Many people have lost their homes and belongings in the wildfires.
For cattle ranchers around Fairfield, it's the loss of acres of grassland that is crippling. The LNU Lightning Complex, a combination of fires that covers more than 130,000 acres across Napa, Sonoma, Lake, Yolo and Solano counties, ripped through parts of Fairfield late Wednesday, forcing sudden evacuations, destroying homes and blackening open fields.
Along a street flanked by charred hills and abandoned homes, Tim and Roxane Wellman fix part of their barbed wire fence.
"(The fire) came through here and they stopped it and they kept it off the houses over there and then late in the afternoon the thing went down and changed and came back from the south and that’s when it really got bad," he said.

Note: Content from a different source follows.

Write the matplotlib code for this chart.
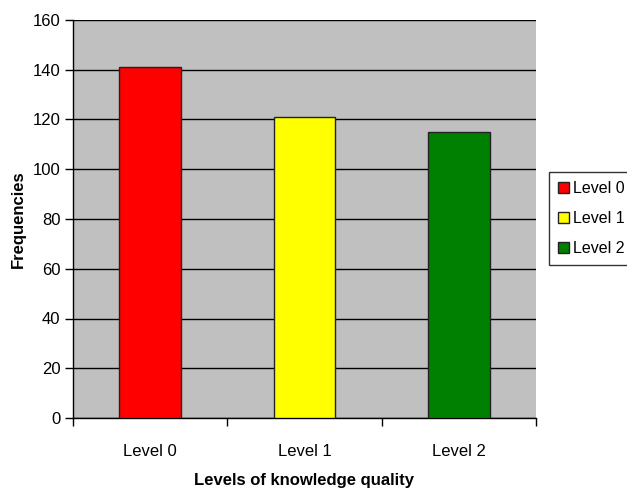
import matplotlib
matplotlib.use("Agg")
import matplotlib.pyplot as plt
from matplotlib.patches import Patch

categories = ["Level 0", "Level 1", "Level 2"]
frequencies = [141, 121, 115]
bar_colors = ["#FF0000", "#FFFF00", "#008000"]
y_ticks = [0, 20, 40, 60, 80, 100, 120, 140, 160]

plt.rcParams["font.family"] = ["Liberation Sans", "DejaVu Sans"]

fig = plt.figure(figsize=(6.27, 4.91), dpi=100)
ax = fig.add_axes([73 / 627, 73 / 491, 463 / 627, 398 / 491])
ax.set_facecolor("#C0C0C0")

x = list(range(len(categories)))
ax.bar(x, frequencies, width=0.4, color=bar_colors, edgecolor="#222222",
       linewidth=1.0, zorder=3)

ax.set_xlim(-0.5, len(categories) - 0.5)
ax.set_ylim(0, 160)
ax.set_yticks(y_ticks)
ax.yaxis.grid(True, color="#000000", linewidth=1.0, zorder=1)
ax.set_axisbelow(True)

# category boundaries get the tick marks, labels sit at category centres
ax.set_xticks([i - 0.5 for i in range(len(categories) + 1)])
ax.set_xticklabels([])
ax.set_xticks(x, minor=True)
ax.set_xticklabels(categories, minor=True)
ax.tick_params(axis="x", which="major", length=6, width=1, direction="out", color="#000000")
ax.tick_params(axis="x", which="minor", length=0, pad=19, labelsize=12)
ax.tick_params(axis="y", length=6, width=1, direction="out", labelsize=12, pad=3)

for side in ("top", "right"):
    ax.spines[side].set_visible(False)
for side in ("left", "bottom"):
    ax.spines[side].set_color("#000000")
    ax.spines[side].set_linewidth(1.0)

ax.set_ylabel("Frequencies", fontsize=12, fontweight="bold", labelpad=5)
ax.set_xlabel("Levels of knowledge quality", fontsize=12, fontweight="bold", labelpad=10)

handles = [Patch(facecolor=c, edgecolor="#222222", linewidth=1.0) for c in bar_colors]
leg = fig.legend(handles, categories, loc="upper left",
                 bbox_to_anchor=(549 / 627, 1 - 172 / 491),
                 fontsize=11.5, frameon=True, fancybox=False, edgecolor="#000000",
                 handlelength=0.7, handleheight=0.7, handletextpad=0.25,
                 labelspacing=0.95, borderpad=0.55, borderaxespad=0)
leg.get_frame().set_linewidth(1.0)

fig.savefig("out.png", dpi=100, facecolor="white")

Some horses stuck around, but the cattle took off - apparently in search of grass.
"This is our livelihood and so to lose this many acres of feed it’s like dollars signs burning up," Roxane added. "People might think that’s just grass, but that’s worth a fortune to us."
For Roxane’s friends in this close-knit community, some of what burned is irreplaceable.
"People lost everything. They lost family photographs from eight generations back. They’ve lost dream homes they’ve just built. It’s just tragic," Roxane said.
Some of the homes now gone were over 100 years old.
"The pandemic, the hundred-plus degree temperatures, and now this? I just want to kiss this year goodbye."